- Died: 15 October 1551 Borgloon, Habsburg Netherlands
- Known for: Victim of witch trials

= Margriet Herroes =

Dutch victim of a witch trial

Margriet Herroes (died 15 October 1551) was a Dutch (Flemish) woman who became a victim of a witch trial in Borgloon in the Duchy of Limburg. Her case is notable for the extreme torture she endured without confessing to witchcraft.

==Biography==
In August 1551, the bailiff of Grathem accused Herroes of witchcraft. The trial was conducted by the drossaard (a judicial officer) of Grathem, who interrogated 421 witnesses during the proceedings. Herroes was subjected to severe torture techniques, including being bound to a ladder and placed on the rack (known as 'duivengaten'). On 6 August, she was tied to the ladder twice and tortured in the public square. However, she withstood the torture and didn't admit to being a witch. The next day, she was tortured again, but still did not speak. Severely weakened by the torture, Herroes was locked in an attic and left to her fate. A month later, she was tortured again until she collapsed unconscious. On 15 October Margriet was tortured once more.

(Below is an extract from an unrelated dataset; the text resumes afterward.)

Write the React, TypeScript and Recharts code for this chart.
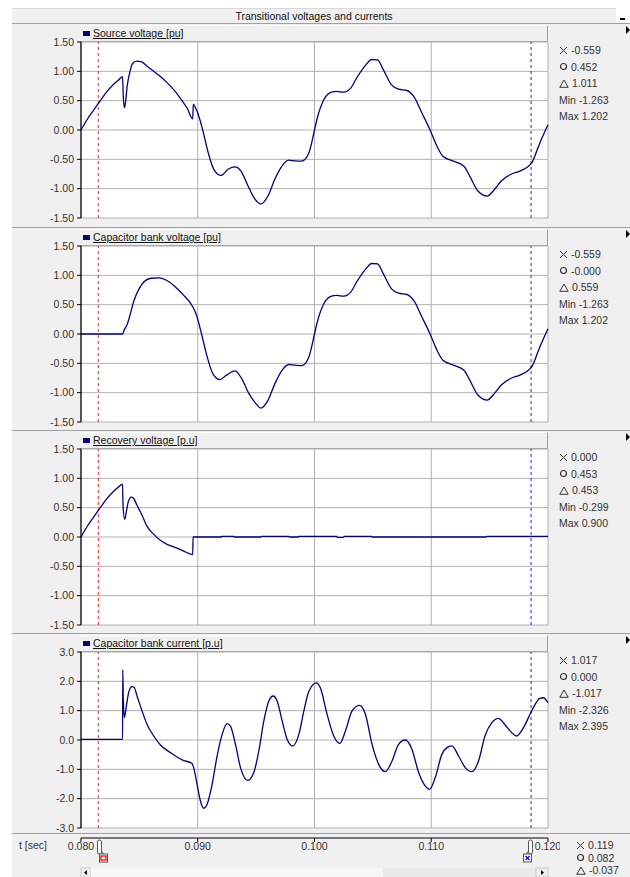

Because the ladder torture did not produce the desired result, she was made to wear sheepskin shoes. It is likely that the bound Herroes was placed near a fire, causing her legs and feet to burn inside the glowing footwear. Still, the woman said nothing. The aldermen brought her back to the attic. That night, the desperate Herroes committed suicide by cutting her throat.